A building tension between President Donald Trump and Whitmer may be behind a lack of supplies flowing into Michigan.
MICHIGAN — Mounting tension with the White House has meant shipments of essential medical supplies have been delayed getting to Michigan in the midst of a crisis that has now killed almost 100 residents, according to Gov. Gretchen Whitmer.
“When the federal government told us that we needed to go it ourselves, we started procuring every item we could get our hands-on,” Whitmer said Friday on WWJ 950AM. “What I’ve gotten back is that vendors with whom we had contracts are now being told not to send stuff here to Michigan. It’s really concerning.”
Whitmer alluded to her recent escalations with President Donald Trump. Just this week he publicly blasted her on FOX TV, calling her a “young” and “woman governor,” refusing to use her name. During a Friday evening press conference, Trump then said he instructed Vice President Mike Pence, “don’t call the woman in Michigan.”

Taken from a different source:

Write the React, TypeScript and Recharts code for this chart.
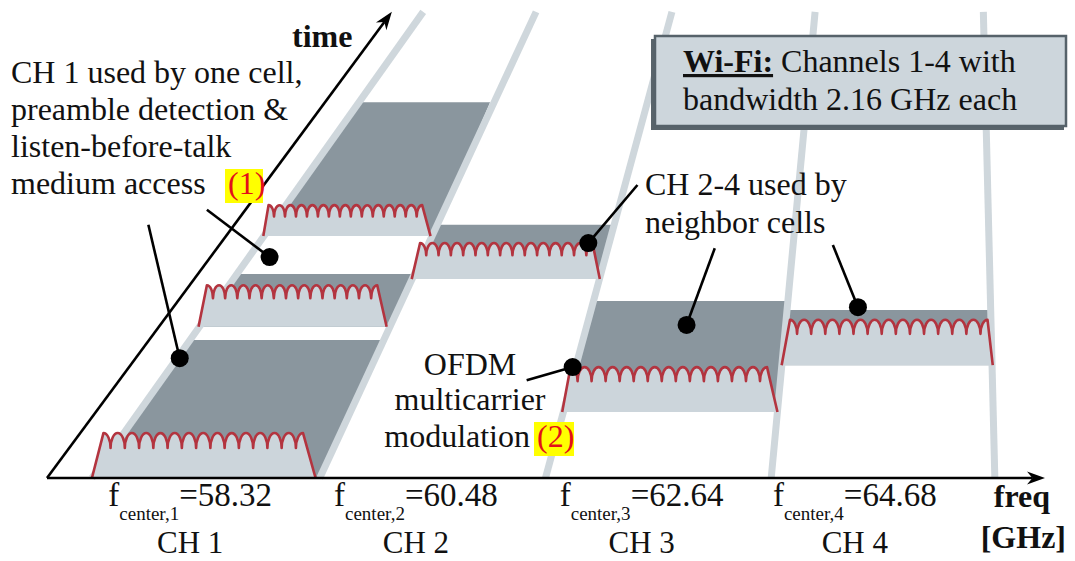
import { ComposedChart, Scatter, XAxis, YAxis } from 'recharts';

type Pt = { f: number; t: number };

// axes ranges (freq in GHz, time in arbitrary units)
const freqDomain: [number, number] = [56.95, 66.5];
const timeDomain: [number, number] = [0, 100];
const centerFreqs = [58.32, 60.48, 62.64, 64.68];
const channelNames = ['CH 1', 'CH 2', 'CH 3', 'CH 4'];

const freqAxis: Pt[] = [{ f: 56.95, t: 0 }, { f: 66.5, t: 0 }];
const timeAxis: Pt[] = [{ f: 56.95, t: 0 }, { f: 60.25, t: 99.6 }];

// channel lane borders
const laneLines: Pt[][] = [
  [{ f: 57.38, t: 0 }, { f: 60.55, t: 99.6 }],
  [{ f: 59.56, t: 0 }, { f: 61.63, t: 99.6 }],
  [{ f: 61.72, t: 0 }, { f: 62.93, t: 99.6 }],
  [{ f: 63.88, t: 0 }, { f: 64.3, t: 99.6 }],
  [{ f: 66.02, t: 0 }, { f: 65.91, t: 99.6 }],
];

// occupied channel time (dark areas): bottom-left, bottom-right, top-right, top-left
const busyAreas: Pt[][] = [
  [{ f: 57.38, t: 0 }, { f: 59.56, t: 0 }, { f: 60.18, t: 29.5 }, { f: 58.32, t: 29.5 }],
  [{ f: 58.41, t: 32.3 }, { f: 60.23, t: 32.3 }, { f: 60.47, t: 43.6 }, { f: 58.77, t: 43.6 }],
  [{ f: 59.03, t: 51.7 }, { f: 60.64, t: 51.7 }, { f: 61.19, t: 80.3 }, { f: 59.95, t: 80.3 }],
  [{ f: 60.45, t: 42.5 }, { f: 62.24, t: 42.5 }, { f: 62.38, t: 54.1 }, { f: 60.69, t: 54.1 }],
  [{ f: 61.9, t: 14.1 }, { f: 63.94, t: 14.1 }, { f: 64.04, t: 37.8 }, { f: 62.18, t: 37.8 }],
  [{ f: 63.98, t: 24.1 }, { f: 65.99, t: 24.1 }, { f: 65.98, t: 35.9 }, { f: 64.03, t: 35.9 }],
];

// OFDM preambles: edges in GHz, start/peak time, dip depth, number of subcarrier dips
const blockBottomLeft = [57.38, 58.4, 59.02, 60.44, 61.88, 63.98];
const blockTopLeft = [57.49, 58.48, 59.07, 60.52, 61.96, 64.06];
const blockTopRight = [59.4, 60.11, 60.54, 62.17, 63.84, 65.95];
const blockBottomRight = [59.52, 60.2, 60.62, 62.24, 63.94, 66.0];
const blockStart = [0, 32.3, 51.7, 42.5, 14.1, 24.1];
const blockPeak = [9.6, 41.2, 58.3, 50.2, 23.7, 33.8];
const blockDip = [3.2, 2.8, 2.4, 2.6, 3.0, 3.0];
const blockCarriers = [14, 14, 14, 14, 14, 14];

// annotation pointers: text end -> marker
const pointers: Pt[][] = [
  [{ f: 57.92, t: 54.1 }, { f: 58.22, t: 25.6 }],
  [{ f: 58.48, t: 57.3 }, { f: 59.08, t: 47.2 }],
  [{ f: 62.6, t: 62.6 }, { f: 62.13, t: 50.2 }],
  [{ f: 63.34, t: 49.1 }, { f: 63.07, t: 32.7 }],
  [{ f: 64.47, t: 49.8 }, { f: 64.71, t: 36.5 }],
  [{ f: 61.54, t: 20.9 }, { f: 61.98, t: 23.7 }],
];

const SERIF = "'Liberation Serif', 'DejaVu Serif', serif";
const DARK = '#8a969e';
const LIGHT = '#ccd5db';
const LANE = '#cfd7dc';
const RED = '#b3343f';

const noDot = () => null;

const polygon = (fill: string) => (p: any) => (
  <path d={'M' + p.points.map((q: any) => `${q.x},${q.y}`).join('L') + 'Z'} fill={fill} stroke="none" />
);

const thickLine = (stroke: string, width: number) => (p: any) => {
  const [a, b] = p.points;
  return <line x1={a.x} y1={a.y} x2={b.x} y2={b.y} stroke={stroke} strokeWidth={width} />;
};

const arrowLine = (p: any) => {
  const [a, b] = p.points;
  const len = Math.hypot(b.x - a.x, b.y - a.y);
  const ux = (b.x - a.x) / len;
  const uy = (b.y - a.y) / len;
  const L = 18;
  const W = 6.5;
  const bx = b.x - ux * L;
  const by = b.y - uy * L;
  const nx = b.x - ux * L * 0.7;
  const ny = b.y - uy * L * 0.7;
  return (
    <g>
      <line x1={a.x} y1={a.y} x2={nx} y2={ny} stroke="#000" strokeWidth={2.6} />
      <path
        d={`M${b.x},${b.y}L${bx - uy * W},${by + ux * W}L${nx},${ny}L${bx + uy * W},${by - ux * W}Z`}
        fill="#000"
      />
    </g>
  );
};

const pointerLine = (p: any) => {
  const [a, b] = p.points;
  return (
    <g>
      <line x1={a.x} y1={a.y} x2={b.x} y2={b.y} stroke="#000" strokeWidth={2.6} />
      <circle cx={b.x} cy={b.y} r={9} fill="#000" />
    </g>
  );
};

const ofdmBlock = (n: number) => (p: any) => {
  const [bl, tl, tr, br, dip] = p.points;
  const w = (tr.x - tl.x) / n;
  const h = dip.y - tl.y;
  const rx = w / 2;
  let wave = `A${rx},${h} 0 0 1 ${tl.x + w / 2},${dip.y}`;
  for (let k = 1; k < n; k++) wave += ` A${rx},${h} 0 0 1 ${tl.x + w / 2 + k * w},${dip.y}`;
  wave += ` A${rx},${h} 0 0 1 ${tr.x},${tr.y}`;
  const outline = `M${bl.x},${bl.y} L${tl.x},${tl.y} ${wave} L${br.x},${br.y}`;
  return (
    <g>
      <path d={outline + ' Z'} fill={LIGHT} stroke="none" />
      <path d={outline} fill="none" stroke={RED} strokeWidth={2.6} strokeLinejoin="round" />
    </g>
  );
};

const FreqTick = (props: any) => {
  const { x, y, payload, index } = props;
  return (
    <g fontFamily={SERIF} fill="#111">
      <text x={x} y={y + 28} textAnchor="middle" fontSize={33}>
        <tspan>f</tspan>
        <tspan dy={14} fontSize={19}>{`center,${index + 1}`}</tspan>
        <tspan dy={-14}>{`=${payload.value.toFixed(2)}`}</tspan>
      </text>
      <text x={x} y={y + 75} textAnchor="middle" fontSize={31}>
        {channelNames[index]}
      </text>
    </g>
  );
};

const Notes = () => (
  <svg
    width={1075}
    height={561}
    style={{ position: 'absolute', left: 0, top: 0, pointerEvents: 'none' }}
    fontFamily={SERIF}
    fill="#111"
    fontSize={32}
  >
    <text x={292} y={47} fontWeight="bold">time</text>

    <text x={11} y={83}>CH 1 used by one cell,</text>
    <text x={11} y={120}>preamble detection &amp;</text>
    <text x={11} y={157}>listen-before-talk</text>
    <text x={11} y={194}>medium access</text>
    <rect x={225} y={169} width={38} height={34} fill="#ffff00" />
    <text x={228} y={194} fill="#e3101a">(1)</text>

    <rect x={651} y={39} width={413} height={91} fill="#59646b" />
    <rect x={655} y={36} width={411} height={90} fill="#cdd6dc" stroke="#56626a" strokeWidth={2.5} />
    <text x={683} y={72}>
      <tspan fontWeight="bold" textDecoration="underline">Wi-Fi:</tspan> Channels 1-4 with
    </text>
    <text x={683} y={110}>bandwidth 2.16 GHz each</text>

    <text x={645} y={195}>CH 2-4 used by</text>
    <text x={645} y={233}>neighbor cells</text>

    <text x={470} y={375} textAnchor="middle">OFDM</text>
    <text x={470} y={410} textAnchor="middle">multicarrier</text>
    <text x={530} y={447} textAnchor="end">modulation</text>
    <rect x={534} y={422} width={40} height={34} fill="#ffff00" />
    <text x={537} y={447} fill="#e3101a">(2)</text>

    <text x={1050} y={507} textAnchor="end" fontWeight="bold">freq</text>
    <text x={1066} y={548} textAnchor="end" fontWeight="bold">[GHz]</text>
  </svg>
);

export default function App() {
  return (
    <div style={{ position: 'absolute', left: 0, top: 0, width: 1075, height: 561, background: '#fff' }}>
      <ComposedChart width={1075} height={561} margin={{ top: 10, right: 30, bottom: 0, left: 47 }}>
        <XAxis
          type="number"
          dataKey="f"
          domain={freqDomain}
          ticks={centerFreqs}
          interval={0}
          height={83}
          tickSize={0}
          tickMargin={0}
          axisLine={false}
          tickLine={false}
          tick={<FreqTick />}
        />
        <YAxis type="number" dataKey="t" domain={timeDomain} hide />

        {busyAreas.map((d, i) => (
          <Scatter key={`busy${i}`} data={d} line={polygon(DARK)} shape={noDot} isAnimationActive={false} />
        ))}
        {laneLines.map((d, i) => (
          <Scatter key={`lane${i}`} data={d} line={thickLine(LANE, 7)} shape={noDot} isAnimationActive={false} />
        ))}
        {blockBottomLeft.map((_, i) => (
          <Scatter
            key={`blk${i}`}
            data={[
              { f: blockBottomLeft[i], t: blockStart[i] },
              { f: blockTopLeft[i], t: blockPeak[i] },
              { f: blockTopRight[i], t: blockPeak[i] },
              { f: blockBottomRight[i], t: blockStart[i] },
              { f: blockTopLeft[i], t: blockPeak[i] - blockDip[i] },
            ]}
            line={ofdmBlock(blockCarriers[i])}
            shape={noDot}
            isAnimationActive={false}
          />
        ))}
        <Scatter data={timeAxis} line={arrowLine} shape={noDot} isAnimationActive={false} />
        {pointers.map((d, i) => (
          <Scatter key={`ptr${i}`} data={d} line={pointerLine} shape={noDot} isAnimationActive={false} />
        ))}
        <Scatter data={freqAxis} line={arrowLine} shape={noDot} isAnimationActive={false} />
      </ComposedChart>
      <Notes />
    </div>
  );
}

“We’ve entered into a number of contracts and as we are getting closer to the date when shipments are supposed to come in, they’re getting canceled or they’re getting delayed,” Whitmer said in a CNN interview on Friday. “We’ve been told they’re going first to the federal government.”
Whitmer told WWJ that she reached out to the White House on Thursday night, asking “for a phone call with the president.”
Trump on Thursday had bashed Whitmer’s handling of the coronavirus crisis.
“Your governor of Michigan, I mean, she’s not stepping up,” Trump said, who referred to Whitmer as “a woman governor” and not by her name. “I don’t know if she knows what’s going on, but all she does is sit there and blame the federal government. She doesn’t get it done. And we send her a lot.”
“If they don’t treat you right, I don’t call,” Trump said of Whitmer. “(Pence) is a different type of person. He’ll call quietly anyway.”
Crain’s Detroit reported that on Monday, Whitmer said one unnamed hospital received a shipment last weekend from the federal government of 747 N95 protective masks, 204 gowns, 40,467 gloves and 64 face shields.
“With the exception of the gloves, that allotment of PPE didn’t cover one shift,” Whitmer said Thursday.
Crain’s reported that the state needs 400,000 N95 protective medical masks each day for the next several weeks to keep up with demand.